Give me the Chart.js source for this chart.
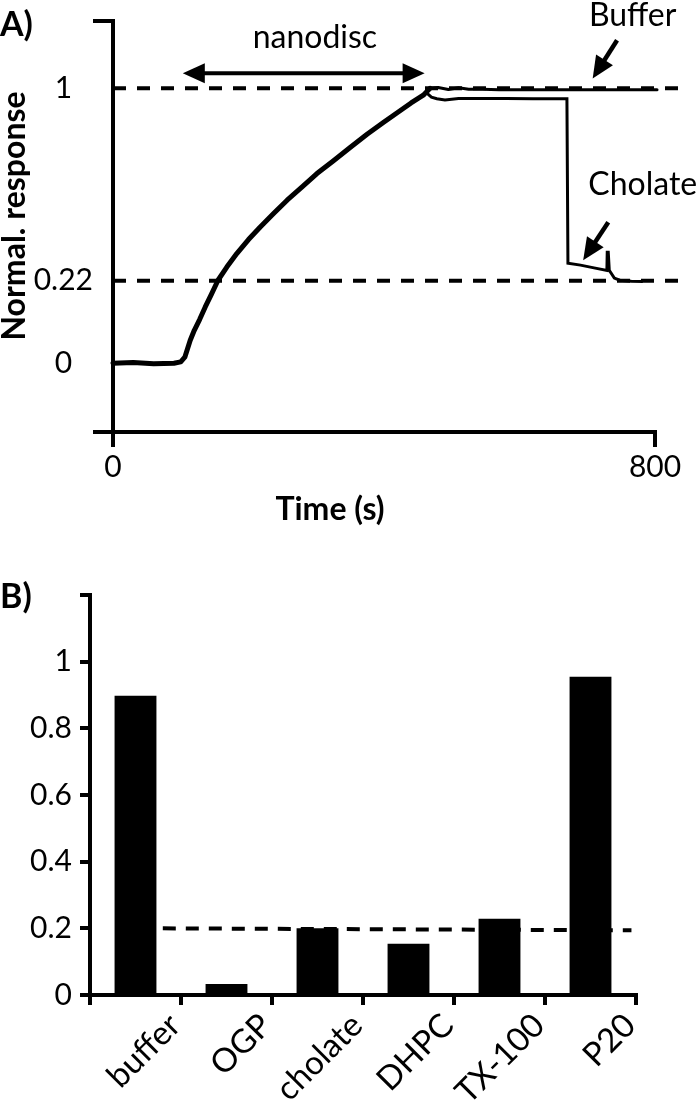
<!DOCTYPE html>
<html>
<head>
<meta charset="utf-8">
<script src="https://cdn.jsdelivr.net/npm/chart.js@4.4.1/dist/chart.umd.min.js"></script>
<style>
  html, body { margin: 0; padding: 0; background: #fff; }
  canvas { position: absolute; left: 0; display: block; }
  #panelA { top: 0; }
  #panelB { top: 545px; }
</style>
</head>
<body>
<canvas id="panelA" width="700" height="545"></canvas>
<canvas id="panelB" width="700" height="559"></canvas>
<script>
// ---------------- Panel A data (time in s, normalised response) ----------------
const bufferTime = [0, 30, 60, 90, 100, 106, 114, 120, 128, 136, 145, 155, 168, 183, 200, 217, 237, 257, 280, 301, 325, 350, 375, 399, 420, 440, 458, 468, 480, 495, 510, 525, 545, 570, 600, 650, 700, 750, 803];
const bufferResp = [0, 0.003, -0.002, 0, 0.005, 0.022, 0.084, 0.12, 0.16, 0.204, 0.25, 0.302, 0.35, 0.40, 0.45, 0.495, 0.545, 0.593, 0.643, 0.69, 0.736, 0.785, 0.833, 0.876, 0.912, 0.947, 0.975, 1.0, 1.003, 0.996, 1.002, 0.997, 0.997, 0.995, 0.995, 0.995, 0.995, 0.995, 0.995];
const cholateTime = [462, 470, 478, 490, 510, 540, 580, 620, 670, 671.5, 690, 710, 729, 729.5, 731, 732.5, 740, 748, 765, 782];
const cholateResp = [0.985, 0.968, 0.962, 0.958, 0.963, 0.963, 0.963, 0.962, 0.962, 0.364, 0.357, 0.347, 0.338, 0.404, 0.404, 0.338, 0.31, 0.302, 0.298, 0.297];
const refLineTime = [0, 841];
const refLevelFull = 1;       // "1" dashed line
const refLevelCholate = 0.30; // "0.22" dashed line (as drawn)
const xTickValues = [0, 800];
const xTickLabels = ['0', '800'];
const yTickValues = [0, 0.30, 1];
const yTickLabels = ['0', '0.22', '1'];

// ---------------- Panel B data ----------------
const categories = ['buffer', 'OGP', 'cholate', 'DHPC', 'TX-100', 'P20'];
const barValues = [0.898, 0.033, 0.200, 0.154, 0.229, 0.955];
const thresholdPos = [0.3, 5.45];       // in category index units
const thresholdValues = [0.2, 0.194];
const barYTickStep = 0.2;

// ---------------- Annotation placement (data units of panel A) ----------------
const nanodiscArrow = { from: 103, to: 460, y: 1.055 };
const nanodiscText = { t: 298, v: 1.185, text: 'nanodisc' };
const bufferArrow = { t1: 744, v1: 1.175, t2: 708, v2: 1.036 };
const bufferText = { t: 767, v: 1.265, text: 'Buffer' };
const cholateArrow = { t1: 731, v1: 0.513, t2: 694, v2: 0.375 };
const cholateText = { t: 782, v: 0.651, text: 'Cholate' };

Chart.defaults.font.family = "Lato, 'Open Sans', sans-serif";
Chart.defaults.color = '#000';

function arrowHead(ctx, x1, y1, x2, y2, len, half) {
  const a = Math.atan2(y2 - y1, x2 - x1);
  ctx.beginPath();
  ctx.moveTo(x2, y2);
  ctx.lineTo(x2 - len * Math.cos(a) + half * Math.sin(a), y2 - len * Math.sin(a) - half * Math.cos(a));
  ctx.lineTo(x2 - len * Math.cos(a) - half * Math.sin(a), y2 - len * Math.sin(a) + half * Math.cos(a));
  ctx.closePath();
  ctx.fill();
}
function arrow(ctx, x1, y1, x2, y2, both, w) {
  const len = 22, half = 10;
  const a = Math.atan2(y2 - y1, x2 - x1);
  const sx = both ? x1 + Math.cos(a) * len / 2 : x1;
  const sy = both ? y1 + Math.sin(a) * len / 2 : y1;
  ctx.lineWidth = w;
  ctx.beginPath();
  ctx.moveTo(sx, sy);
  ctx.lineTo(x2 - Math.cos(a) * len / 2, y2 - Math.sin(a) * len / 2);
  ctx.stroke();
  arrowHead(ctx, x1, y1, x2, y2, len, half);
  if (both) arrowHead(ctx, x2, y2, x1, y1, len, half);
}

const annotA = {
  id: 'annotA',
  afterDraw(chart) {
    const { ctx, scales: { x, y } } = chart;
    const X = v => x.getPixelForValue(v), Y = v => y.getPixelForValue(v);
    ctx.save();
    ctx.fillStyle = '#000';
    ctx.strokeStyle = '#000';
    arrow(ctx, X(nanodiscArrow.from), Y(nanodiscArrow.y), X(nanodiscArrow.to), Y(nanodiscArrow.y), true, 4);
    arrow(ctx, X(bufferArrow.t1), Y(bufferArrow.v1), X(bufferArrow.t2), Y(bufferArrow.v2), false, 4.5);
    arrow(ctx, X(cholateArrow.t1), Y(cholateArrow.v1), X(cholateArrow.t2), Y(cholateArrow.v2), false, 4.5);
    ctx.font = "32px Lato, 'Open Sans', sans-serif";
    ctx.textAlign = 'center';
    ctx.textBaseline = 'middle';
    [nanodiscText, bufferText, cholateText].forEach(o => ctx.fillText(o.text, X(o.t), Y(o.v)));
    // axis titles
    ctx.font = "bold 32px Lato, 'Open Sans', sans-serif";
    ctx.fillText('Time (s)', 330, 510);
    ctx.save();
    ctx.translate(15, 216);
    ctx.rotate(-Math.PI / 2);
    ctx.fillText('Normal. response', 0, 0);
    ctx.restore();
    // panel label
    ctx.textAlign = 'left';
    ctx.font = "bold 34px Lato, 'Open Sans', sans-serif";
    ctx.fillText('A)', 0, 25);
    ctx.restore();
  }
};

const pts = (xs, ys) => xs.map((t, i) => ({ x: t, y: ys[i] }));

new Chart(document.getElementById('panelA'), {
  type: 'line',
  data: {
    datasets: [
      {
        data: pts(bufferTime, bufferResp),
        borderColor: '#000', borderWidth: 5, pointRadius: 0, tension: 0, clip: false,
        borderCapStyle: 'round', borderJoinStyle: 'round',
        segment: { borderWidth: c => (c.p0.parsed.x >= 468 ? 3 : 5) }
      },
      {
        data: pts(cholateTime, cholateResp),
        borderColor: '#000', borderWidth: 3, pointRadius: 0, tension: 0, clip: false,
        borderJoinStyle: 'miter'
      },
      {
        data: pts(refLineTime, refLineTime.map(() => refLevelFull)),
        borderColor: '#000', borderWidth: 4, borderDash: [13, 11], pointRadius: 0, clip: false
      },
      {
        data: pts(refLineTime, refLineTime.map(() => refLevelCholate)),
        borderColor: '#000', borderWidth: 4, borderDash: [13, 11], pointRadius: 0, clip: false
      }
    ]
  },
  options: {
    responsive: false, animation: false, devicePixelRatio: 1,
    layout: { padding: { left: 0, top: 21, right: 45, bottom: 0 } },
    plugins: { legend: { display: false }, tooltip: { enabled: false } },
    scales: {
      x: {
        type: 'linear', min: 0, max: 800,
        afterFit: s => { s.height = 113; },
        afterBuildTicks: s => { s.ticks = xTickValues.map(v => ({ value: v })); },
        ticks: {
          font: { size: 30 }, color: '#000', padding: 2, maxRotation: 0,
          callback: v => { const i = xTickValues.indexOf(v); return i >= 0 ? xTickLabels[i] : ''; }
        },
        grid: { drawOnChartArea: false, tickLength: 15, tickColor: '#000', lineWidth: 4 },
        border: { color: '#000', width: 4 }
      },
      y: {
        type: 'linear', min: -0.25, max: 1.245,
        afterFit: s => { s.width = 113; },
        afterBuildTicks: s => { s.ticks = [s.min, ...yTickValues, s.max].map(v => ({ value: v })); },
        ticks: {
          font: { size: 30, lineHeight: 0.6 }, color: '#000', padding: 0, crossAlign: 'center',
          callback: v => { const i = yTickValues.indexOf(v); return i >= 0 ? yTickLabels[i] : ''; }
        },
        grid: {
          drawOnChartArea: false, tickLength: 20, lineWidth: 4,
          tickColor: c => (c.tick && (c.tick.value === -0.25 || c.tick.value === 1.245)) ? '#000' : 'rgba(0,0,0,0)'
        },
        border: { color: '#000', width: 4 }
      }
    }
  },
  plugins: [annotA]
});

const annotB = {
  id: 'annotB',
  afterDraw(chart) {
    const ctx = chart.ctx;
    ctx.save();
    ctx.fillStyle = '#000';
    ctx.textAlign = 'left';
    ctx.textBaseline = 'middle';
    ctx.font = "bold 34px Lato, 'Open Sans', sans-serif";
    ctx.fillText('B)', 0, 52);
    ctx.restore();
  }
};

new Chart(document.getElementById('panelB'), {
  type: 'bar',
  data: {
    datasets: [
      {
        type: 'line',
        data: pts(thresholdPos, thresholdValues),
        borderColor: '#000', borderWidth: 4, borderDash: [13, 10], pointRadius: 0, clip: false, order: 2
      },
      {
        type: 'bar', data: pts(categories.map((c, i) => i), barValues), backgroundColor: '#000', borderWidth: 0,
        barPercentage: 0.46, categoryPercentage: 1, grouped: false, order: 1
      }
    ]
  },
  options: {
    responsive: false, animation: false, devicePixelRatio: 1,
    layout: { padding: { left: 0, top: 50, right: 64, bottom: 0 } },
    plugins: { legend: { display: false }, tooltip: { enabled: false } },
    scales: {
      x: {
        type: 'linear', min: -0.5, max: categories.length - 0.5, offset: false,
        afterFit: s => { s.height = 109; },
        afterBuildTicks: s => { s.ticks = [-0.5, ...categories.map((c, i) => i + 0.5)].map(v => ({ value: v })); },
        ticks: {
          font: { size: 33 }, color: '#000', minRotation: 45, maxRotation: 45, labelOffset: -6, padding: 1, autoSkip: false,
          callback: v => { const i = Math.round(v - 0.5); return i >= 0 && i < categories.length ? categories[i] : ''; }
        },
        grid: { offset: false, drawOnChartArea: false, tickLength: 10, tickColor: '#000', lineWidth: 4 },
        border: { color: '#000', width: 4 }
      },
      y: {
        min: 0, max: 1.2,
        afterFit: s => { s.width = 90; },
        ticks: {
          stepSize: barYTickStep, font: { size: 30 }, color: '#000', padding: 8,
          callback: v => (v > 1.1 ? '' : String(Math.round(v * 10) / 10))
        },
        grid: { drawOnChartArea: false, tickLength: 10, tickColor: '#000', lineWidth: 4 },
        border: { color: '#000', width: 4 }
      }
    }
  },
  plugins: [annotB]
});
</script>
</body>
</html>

> Aim of the task:
Repeat, exactly and in full, each line from the start of the data to the line that contains "const yTickLabels = ['0', '0.22', '1'];". Pictures do not go in.

> Answer for this exercise:
Give me the Chart.js source for this chart.
<!DOCTYPE html>
<html>
<head>
<meta charset="utf-8">
<script src="https://cdn.jsdelivr.net/npm/chart.js@4.4.1/dist/chart.umd.min.js"></script>
<style>
  html, body { margin: 0; padding: 0; background: #fff; }
  canvas { position: absolute; left: 0; display: block; }
  #panelA { top: 0; }
  #panelB { top: 545px; }
</style>
</head>
<body>
<canvas id="panelA" width="700" height="545"></canvas>
<canvas id="panelB" width="700" height="559"></canvas>
<script>
// ---------------- Panel A data (time in s, normalised response) ----------------
const bufferTime = [0, 30, 60, 90, 100, 106, 114, 120, 128, 136, 145, 155, 168, 183, 200, 217, 237, 257, 280, 301, 325, 350, 375, 399, 420, 440, 458, 468, 480, 495, 510, 525, 545, 570, 600, 650, 700, 750, 803];
const bufferResp = [0, 0.003, -0.002, 0, 0.005, 0.022, 0.084, 0.12, 0.16, 0.204, 0.25, 0.302, 0.35, 0.40, 0.45, 0.495, 0.545, 0.593, 0.643, 0.69, 0.736, 0.785, 0.833, 0.876, 0.912, 0.947, 0.975, 1.0, 1.003, 0.996, 1.002, 0.997, 0.997, 0.995, 0.995, 0.995, 0.995, 0.995, 0.995];
const cholateTime = [462, 470, 478, 490, 510, 540, 580, 620, 670, 671.5, 690, 710, 729, 729.5, 731, 732.5, 740, 748, 765, 782];
const cholateResp = [0.985, 0.968, 0.962, 0.958, 0.963, 0.963, 0.963, 0.962, 0.962, 0.364, 0.357, 0.347, 0.338, 0.404, 0.404, 0.338, 0.31, 0.302, 0.298, 0.297];
const refLineTime = [0, 841];
const refLevelFull = 1;       // "1" dashed line
const refLevelCholate = 0.30; // "0.22" dashed line (as drawn)
const xTickValues = [0, 800];
const xTickLabels = ['0', '800'];
const yTickValues = [0, 0.30, 1];
const yTickLabels = ['0', '0.22', '1'];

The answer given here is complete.